What silence teaches, and what sound can fix

Is silence about country and faith a coincidence, or a shift in direction? It is a shift, even when no one says it out loud. The impulse to subtract comes from fear of conflict, a real fear in a polarized era. But silence is not neutral. It teaches. It tells a child that the flag is for stadiums and political rallies, not for their school. It tells an employee that their faith belongs in their pocket, not in their sense of self at work. Over time, you get people who keep important parts of their identity offstage. You also get people who resent institutions for making them feel that way.

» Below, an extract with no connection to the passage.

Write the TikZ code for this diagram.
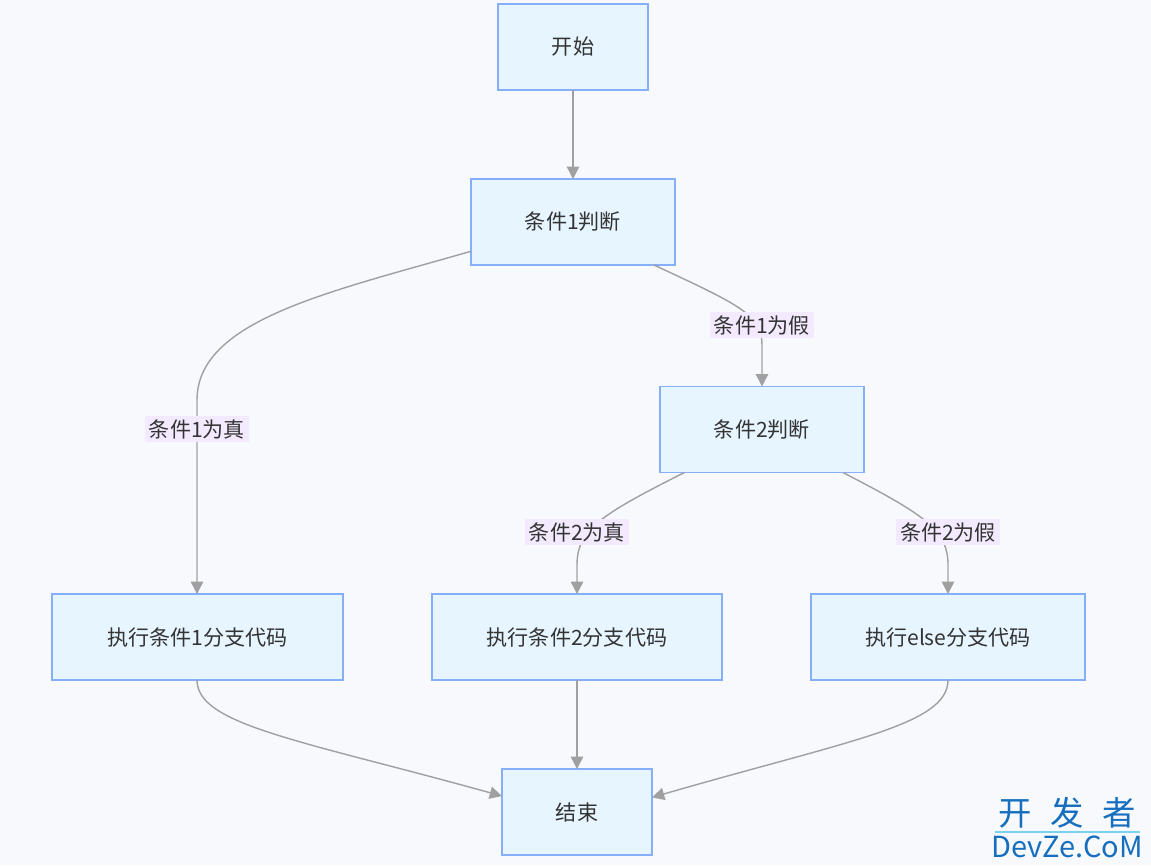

You do not solve resentment by plastering flags on every surface or by scheduling a prayer over the intercom. You fix it by setting guardrails that protect common space, by giving reasons that connect to mission, and by living those reasons out when the complaint emails arrive. You fix it by putting symbols back in service of practice. A flag that is only a cloth rectangle is easy to ignore. A flag raised at dawn by two students who learned how to fold it properly from a veteran mentor is a lesson. A prayer room at an airport is a courtesy. A moment of silence at a workplace after a local tragedy is care. These choices add texture, not pressure.

A short checklist for communities trying to rebuild their center of gravity
Anchor to shared civic symbols, then widen expression through opt-in spaces and events. Use national and state flags, mottos, and civic holidays in main areas. Offer curated opportunities for cultural and faith expression nearby without turning the main stage into a free for all. Teach the why, not just the what. If students recite the Pledge, spend one class parsing the words. If the city displays the flag at half staff, post a notice that names the reason and links to a brief history of the practice. Measure what you can. Track participation in ceremonies, volunteer sign ups tied to civic days, and employee engagement around civic observances. Numbers help correct drift. Anticipate edge cases. Plan for requests to display highly charged symbols. Write down your criteria before the request arrives. Share them publicly. Keep human contact at the center. When conflict flares over a display, meet, listen, and walk the space together. Most disputes deescalate when people see the room and each other.
What all of this is for

The point is not to win an argument about a wall display. The point is to sustain a civic culture that knows how to be proud without being triumphalist, self critical without being self loathing, faithful without being coercive, and plural without being mush. The American experiment is capacious enough to hold flags and questions, holidays and hard chapters. It needs stewards who can explain why that is true to a younger generation that did not inherit the same habits.

The maintenance worker on the ladder will do his job again tomorrow. He will fix the lock on the cafeteria door and change the fluorescent bulb in room 214. He may even rehang that flag if the district revises the email after a few conversations. Whether he does or not, the adults in charge write a lesson each time they make a public choice. They tell children and colleagues what kind of place this is. Neutrality is easy to say and hard to practice well. If identity must go silent to count as inclusive, we have traded a living, confident pluralism for something thinner and more brittle.

We can do better. We can let ordinary symbols stand in ordinary places, explain them with patience, and invite more people to help carry them. We can hold space for personal faith that neither hides nor imposes. We can resist the reflex to subtract and choose instead the slower skill of context. None of that guarantees harmony. It does secure the ground under our feet, so when pressure arrives we do not lose the thread. That is what flags are for. Not to conquer a room, but to remind the people in it that they are part of something big enough to carry their differences.